### THE EXERCISE
Take the lines beginning with the one that contains "Emit a web page" and ending with the one that contains "const dCellulose = rows(cellulose, seriesNames[2]);", and set them down exactly. Omit all pictures.

Entries with chart source code:
###
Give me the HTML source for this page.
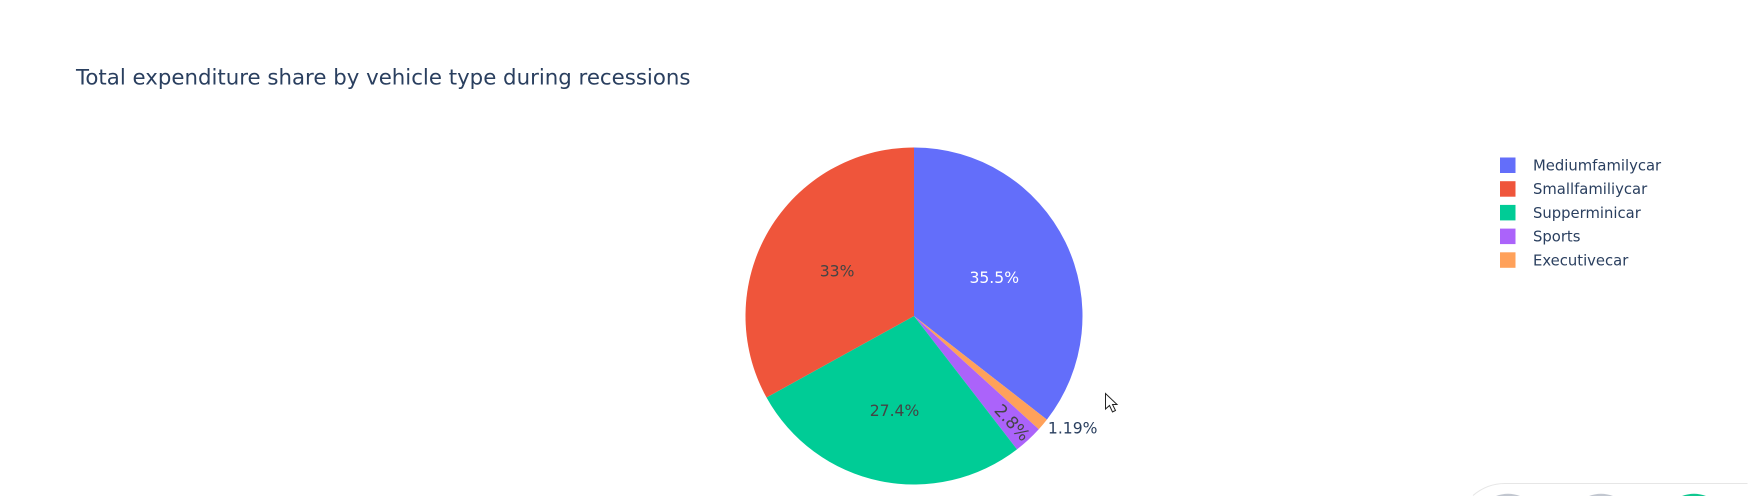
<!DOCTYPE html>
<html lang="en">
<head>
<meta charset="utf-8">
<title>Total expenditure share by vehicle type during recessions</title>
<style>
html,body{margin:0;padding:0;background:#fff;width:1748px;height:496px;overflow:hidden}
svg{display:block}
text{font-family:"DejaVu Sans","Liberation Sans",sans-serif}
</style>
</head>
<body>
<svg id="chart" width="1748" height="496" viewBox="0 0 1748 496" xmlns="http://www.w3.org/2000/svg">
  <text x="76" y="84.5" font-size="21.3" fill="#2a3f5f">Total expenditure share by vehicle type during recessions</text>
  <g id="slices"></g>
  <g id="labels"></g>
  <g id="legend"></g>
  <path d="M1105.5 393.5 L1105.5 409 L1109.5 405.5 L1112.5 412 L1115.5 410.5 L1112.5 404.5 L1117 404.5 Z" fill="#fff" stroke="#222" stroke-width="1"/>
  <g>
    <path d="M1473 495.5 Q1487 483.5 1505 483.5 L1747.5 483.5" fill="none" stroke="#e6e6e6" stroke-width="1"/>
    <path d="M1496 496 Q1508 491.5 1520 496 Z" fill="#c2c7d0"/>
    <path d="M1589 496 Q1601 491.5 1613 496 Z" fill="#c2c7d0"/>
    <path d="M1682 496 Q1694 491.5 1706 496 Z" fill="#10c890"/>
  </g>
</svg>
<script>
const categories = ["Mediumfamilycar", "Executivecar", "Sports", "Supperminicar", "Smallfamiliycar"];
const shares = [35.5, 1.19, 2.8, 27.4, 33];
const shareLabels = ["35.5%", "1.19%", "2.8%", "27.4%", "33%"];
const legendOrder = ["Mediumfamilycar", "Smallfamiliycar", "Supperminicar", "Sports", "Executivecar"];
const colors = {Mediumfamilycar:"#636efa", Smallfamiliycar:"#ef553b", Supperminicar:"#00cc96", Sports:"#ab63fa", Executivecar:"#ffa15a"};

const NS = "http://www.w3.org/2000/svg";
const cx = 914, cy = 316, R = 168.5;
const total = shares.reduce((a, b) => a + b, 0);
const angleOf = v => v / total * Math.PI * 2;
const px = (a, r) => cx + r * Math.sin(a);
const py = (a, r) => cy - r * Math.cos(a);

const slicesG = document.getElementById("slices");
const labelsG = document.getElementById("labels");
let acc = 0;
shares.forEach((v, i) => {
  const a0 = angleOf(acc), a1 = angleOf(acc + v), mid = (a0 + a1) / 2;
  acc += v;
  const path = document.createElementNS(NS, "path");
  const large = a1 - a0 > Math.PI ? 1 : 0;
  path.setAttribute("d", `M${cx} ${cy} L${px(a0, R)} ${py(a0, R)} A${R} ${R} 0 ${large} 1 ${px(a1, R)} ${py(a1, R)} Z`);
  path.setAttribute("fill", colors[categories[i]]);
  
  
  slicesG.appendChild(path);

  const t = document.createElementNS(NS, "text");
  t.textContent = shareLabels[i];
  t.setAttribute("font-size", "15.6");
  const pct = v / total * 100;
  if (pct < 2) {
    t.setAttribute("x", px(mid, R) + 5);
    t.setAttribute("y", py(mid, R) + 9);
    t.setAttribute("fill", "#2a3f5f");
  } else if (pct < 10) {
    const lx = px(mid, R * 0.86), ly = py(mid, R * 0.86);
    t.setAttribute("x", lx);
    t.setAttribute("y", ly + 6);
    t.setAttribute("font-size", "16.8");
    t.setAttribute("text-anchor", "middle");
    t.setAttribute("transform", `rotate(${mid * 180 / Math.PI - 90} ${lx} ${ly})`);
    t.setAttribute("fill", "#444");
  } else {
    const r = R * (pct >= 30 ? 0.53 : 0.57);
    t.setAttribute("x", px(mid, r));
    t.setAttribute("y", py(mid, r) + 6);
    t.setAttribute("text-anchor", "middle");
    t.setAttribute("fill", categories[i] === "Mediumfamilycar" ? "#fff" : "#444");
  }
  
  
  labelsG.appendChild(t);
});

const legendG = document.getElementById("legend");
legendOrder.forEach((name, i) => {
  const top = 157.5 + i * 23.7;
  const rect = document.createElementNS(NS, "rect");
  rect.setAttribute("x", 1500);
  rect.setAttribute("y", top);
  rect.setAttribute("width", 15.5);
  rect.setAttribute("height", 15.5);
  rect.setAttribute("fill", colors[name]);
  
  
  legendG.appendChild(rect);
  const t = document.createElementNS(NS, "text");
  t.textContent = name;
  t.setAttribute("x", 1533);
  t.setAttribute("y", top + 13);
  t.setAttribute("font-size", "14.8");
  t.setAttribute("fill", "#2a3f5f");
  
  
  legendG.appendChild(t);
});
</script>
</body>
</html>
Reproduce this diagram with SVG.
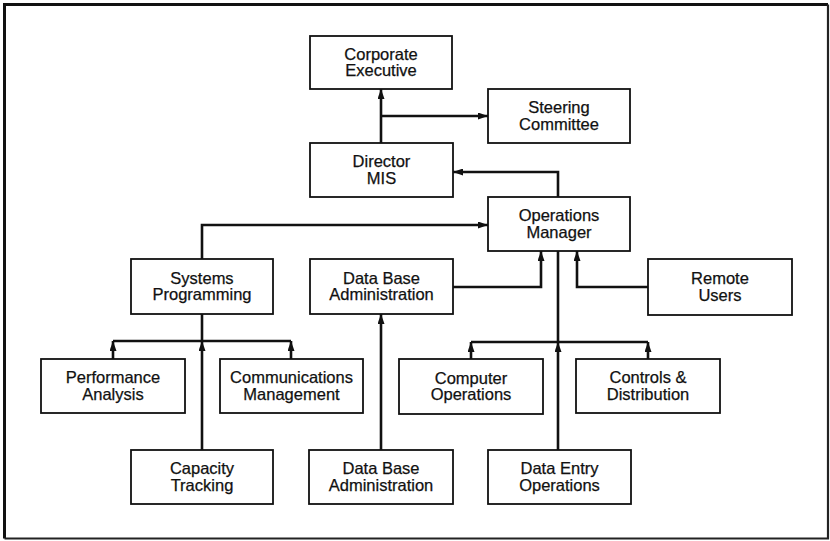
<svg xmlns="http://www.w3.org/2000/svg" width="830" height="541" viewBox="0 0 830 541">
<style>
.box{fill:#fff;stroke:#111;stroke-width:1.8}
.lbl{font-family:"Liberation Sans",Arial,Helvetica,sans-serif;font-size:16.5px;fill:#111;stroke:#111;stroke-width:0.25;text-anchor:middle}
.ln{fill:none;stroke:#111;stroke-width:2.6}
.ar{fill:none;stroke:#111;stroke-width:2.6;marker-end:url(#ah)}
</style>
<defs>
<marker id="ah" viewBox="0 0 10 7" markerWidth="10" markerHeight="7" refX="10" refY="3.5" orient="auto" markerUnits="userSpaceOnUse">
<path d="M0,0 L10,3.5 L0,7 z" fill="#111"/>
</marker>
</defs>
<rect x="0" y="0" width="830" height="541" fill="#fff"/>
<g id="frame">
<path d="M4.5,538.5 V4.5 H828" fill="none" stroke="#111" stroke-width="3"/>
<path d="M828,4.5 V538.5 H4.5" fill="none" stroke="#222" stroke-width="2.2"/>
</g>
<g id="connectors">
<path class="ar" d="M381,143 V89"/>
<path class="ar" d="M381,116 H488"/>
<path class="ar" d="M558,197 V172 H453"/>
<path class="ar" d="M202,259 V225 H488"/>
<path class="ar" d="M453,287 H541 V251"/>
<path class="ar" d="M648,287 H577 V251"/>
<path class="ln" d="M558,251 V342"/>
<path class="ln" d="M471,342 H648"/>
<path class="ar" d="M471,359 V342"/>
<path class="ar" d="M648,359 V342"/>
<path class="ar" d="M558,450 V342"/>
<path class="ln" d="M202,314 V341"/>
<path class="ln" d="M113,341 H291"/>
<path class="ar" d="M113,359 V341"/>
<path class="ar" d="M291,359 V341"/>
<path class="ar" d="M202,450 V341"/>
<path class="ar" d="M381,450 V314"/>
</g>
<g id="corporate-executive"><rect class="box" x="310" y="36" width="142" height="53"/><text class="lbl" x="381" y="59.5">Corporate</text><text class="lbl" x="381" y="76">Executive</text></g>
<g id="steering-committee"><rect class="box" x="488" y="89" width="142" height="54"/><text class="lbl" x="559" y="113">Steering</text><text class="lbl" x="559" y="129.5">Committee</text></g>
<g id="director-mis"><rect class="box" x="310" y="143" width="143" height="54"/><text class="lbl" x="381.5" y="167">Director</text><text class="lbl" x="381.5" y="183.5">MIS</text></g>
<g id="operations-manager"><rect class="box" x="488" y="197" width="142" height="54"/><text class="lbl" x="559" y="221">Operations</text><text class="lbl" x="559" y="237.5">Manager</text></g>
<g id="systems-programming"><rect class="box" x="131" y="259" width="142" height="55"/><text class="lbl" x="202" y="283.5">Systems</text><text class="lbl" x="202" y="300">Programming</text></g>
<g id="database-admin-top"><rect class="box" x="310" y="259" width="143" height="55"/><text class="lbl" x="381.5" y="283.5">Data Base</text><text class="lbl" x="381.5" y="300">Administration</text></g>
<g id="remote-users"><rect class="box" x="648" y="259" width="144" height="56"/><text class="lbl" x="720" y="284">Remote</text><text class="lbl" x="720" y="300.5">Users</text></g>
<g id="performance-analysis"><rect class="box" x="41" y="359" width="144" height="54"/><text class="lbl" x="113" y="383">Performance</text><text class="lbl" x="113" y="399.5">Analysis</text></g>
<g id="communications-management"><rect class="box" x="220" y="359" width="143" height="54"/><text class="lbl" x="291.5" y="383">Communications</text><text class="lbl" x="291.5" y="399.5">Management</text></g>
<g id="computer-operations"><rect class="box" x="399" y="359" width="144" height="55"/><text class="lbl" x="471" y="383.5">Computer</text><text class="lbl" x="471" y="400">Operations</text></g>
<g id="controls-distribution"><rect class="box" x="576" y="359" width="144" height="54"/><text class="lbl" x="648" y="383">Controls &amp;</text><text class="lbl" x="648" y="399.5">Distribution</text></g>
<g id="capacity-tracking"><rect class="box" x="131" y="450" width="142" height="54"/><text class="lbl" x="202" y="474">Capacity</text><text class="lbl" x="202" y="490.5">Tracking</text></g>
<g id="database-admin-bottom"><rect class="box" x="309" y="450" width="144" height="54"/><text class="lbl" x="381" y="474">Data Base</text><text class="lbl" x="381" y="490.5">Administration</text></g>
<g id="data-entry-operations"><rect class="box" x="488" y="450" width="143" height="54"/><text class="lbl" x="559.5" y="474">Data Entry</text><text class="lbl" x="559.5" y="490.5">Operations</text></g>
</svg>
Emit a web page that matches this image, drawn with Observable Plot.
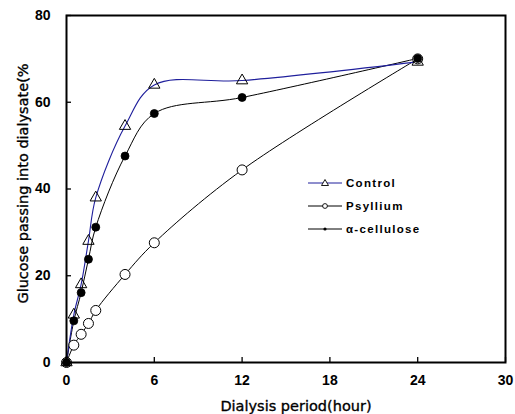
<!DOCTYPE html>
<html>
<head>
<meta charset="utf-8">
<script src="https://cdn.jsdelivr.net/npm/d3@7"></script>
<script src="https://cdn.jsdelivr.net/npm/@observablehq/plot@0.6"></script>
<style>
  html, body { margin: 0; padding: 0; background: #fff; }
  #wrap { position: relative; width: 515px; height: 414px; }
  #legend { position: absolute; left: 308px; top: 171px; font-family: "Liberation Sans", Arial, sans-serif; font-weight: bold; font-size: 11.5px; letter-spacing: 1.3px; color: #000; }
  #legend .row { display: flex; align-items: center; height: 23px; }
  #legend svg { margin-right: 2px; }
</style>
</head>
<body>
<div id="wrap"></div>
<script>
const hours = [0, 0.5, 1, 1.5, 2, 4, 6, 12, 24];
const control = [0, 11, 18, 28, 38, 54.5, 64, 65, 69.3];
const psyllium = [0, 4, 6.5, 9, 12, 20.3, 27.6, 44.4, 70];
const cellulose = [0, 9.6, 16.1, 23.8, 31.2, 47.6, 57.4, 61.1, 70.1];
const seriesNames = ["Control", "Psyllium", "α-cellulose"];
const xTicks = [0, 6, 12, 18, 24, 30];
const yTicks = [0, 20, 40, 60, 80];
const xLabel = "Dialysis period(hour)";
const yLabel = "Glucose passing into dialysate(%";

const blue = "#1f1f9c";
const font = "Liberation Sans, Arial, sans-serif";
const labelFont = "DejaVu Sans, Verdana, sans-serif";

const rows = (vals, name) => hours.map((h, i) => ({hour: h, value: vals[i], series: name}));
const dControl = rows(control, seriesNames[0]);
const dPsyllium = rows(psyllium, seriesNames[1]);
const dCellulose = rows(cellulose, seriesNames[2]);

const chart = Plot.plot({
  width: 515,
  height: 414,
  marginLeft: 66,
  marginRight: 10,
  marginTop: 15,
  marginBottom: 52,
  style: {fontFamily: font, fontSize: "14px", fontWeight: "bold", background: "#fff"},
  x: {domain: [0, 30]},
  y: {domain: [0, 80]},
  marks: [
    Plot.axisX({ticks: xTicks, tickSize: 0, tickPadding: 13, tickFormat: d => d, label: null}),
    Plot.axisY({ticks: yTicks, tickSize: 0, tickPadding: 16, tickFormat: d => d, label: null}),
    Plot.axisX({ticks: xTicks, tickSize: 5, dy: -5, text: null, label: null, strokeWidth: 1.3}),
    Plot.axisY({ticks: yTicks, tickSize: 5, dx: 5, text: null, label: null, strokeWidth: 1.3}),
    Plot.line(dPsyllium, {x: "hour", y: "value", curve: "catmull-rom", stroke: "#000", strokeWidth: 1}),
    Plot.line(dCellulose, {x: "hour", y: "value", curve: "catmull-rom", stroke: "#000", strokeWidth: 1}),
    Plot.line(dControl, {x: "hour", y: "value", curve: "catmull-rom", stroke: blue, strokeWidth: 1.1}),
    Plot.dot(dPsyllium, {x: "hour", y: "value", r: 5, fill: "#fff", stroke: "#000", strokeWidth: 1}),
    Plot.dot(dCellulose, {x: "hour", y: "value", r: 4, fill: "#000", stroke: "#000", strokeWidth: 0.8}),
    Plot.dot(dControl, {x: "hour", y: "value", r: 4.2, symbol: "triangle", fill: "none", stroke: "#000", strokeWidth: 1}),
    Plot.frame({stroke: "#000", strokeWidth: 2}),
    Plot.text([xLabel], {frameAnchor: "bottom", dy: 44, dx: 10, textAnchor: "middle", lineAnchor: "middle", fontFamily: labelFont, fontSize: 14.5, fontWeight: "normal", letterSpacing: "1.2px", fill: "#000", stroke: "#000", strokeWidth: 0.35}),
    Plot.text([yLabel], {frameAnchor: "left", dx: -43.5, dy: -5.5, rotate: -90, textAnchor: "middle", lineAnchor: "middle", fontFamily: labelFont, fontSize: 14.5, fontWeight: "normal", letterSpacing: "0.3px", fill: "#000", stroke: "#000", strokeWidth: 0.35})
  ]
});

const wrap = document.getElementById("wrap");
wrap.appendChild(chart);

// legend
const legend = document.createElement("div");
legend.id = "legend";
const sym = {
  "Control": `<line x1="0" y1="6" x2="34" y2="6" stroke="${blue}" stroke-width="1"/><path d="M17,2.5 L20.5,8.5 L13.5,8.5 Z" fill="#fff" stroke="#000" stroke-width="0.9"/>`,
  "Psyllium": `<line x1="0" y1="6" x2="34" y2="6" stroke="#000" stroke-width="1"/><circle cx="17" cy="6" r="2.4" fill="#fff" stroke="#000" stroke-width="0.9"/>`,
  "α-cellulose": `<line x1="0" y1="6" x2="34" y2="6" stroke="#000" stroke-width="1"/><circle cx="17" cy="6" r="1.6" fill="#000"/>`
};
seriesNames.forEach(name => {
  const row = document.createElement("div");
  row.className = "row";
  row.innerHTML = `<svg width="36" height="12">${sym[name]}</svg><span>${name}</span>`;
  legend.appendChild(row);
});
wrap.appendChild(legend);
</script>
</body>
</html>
###
### COMPLETED EXERCISE
Emit a web page that matches this image, drawn with Observable Plot.
<!DOCTYPE html>
<html>
<head>
<meta charset="utf-8">
<script src="https://cdn.jsdelivr.net/npm/d3@7"></script>
<script src="https://cdn.jsdelivr.net/npm/@observablehq/plot@0.6"></script>
<style>
  html, body { margin: 0; padding: 0; background: #fff; }
  #wrap { position: relative; width: 515px; height: 414px; }
  #legend { position: absolute; left: 308px; top: 171px; font-family: "Liberation Sans", Arial, sans-serif; font-weight: bold; font-size: 11.5px; letter-spacing: 1.3px; color: #000; }
  #legend .row { display: flex; align-items: center; height: 23px; }
  #legend svg { margin-right: 2px; }
</style>
</head>
<body>
<div id="wrap"></div>
<script>
const hours = [0, 0.5, 1, 1.5, 2, 4, 6, 12, 24];
const control = [0, 11, 18, 28, 38, 54.5, 64, 65, 69.3];
const psyllium = [0, 4, 6.5, 9, 12, 20.3, 27.6, 44.4, 70];
const cellulose = [0, 9.6, 16.1, 23.8, 31.2, 47.6, 57.4, 61.1, 70.1];
const seriesNames = ["Control", "Psyllium", "α-cellulose"];
const xTicks = [0, 6, 12, 18, 24, 30];
const yTicks = [0, 20, 40, 60, 80];
const xLabel = "Dialysis period(hour)";
const yLabel = "Glucose passing into dialysate(%";

const blue = "#1f1f9c";
const font = "Liberation Sans, Arial, sans-serif";
const labelFont = "DejaVu Sans, Verdana, sans-serif";

const rows = (vals, name) => hours.map((h, i) => ({hour: h, value: vals[i], series: name}));
const dControl = rows(control, seriesNames[0]);
const dPsyllium = rows(psyllium, seriesNames[1]);
const dCellulose = rows(cellulose, seriesNames[2]);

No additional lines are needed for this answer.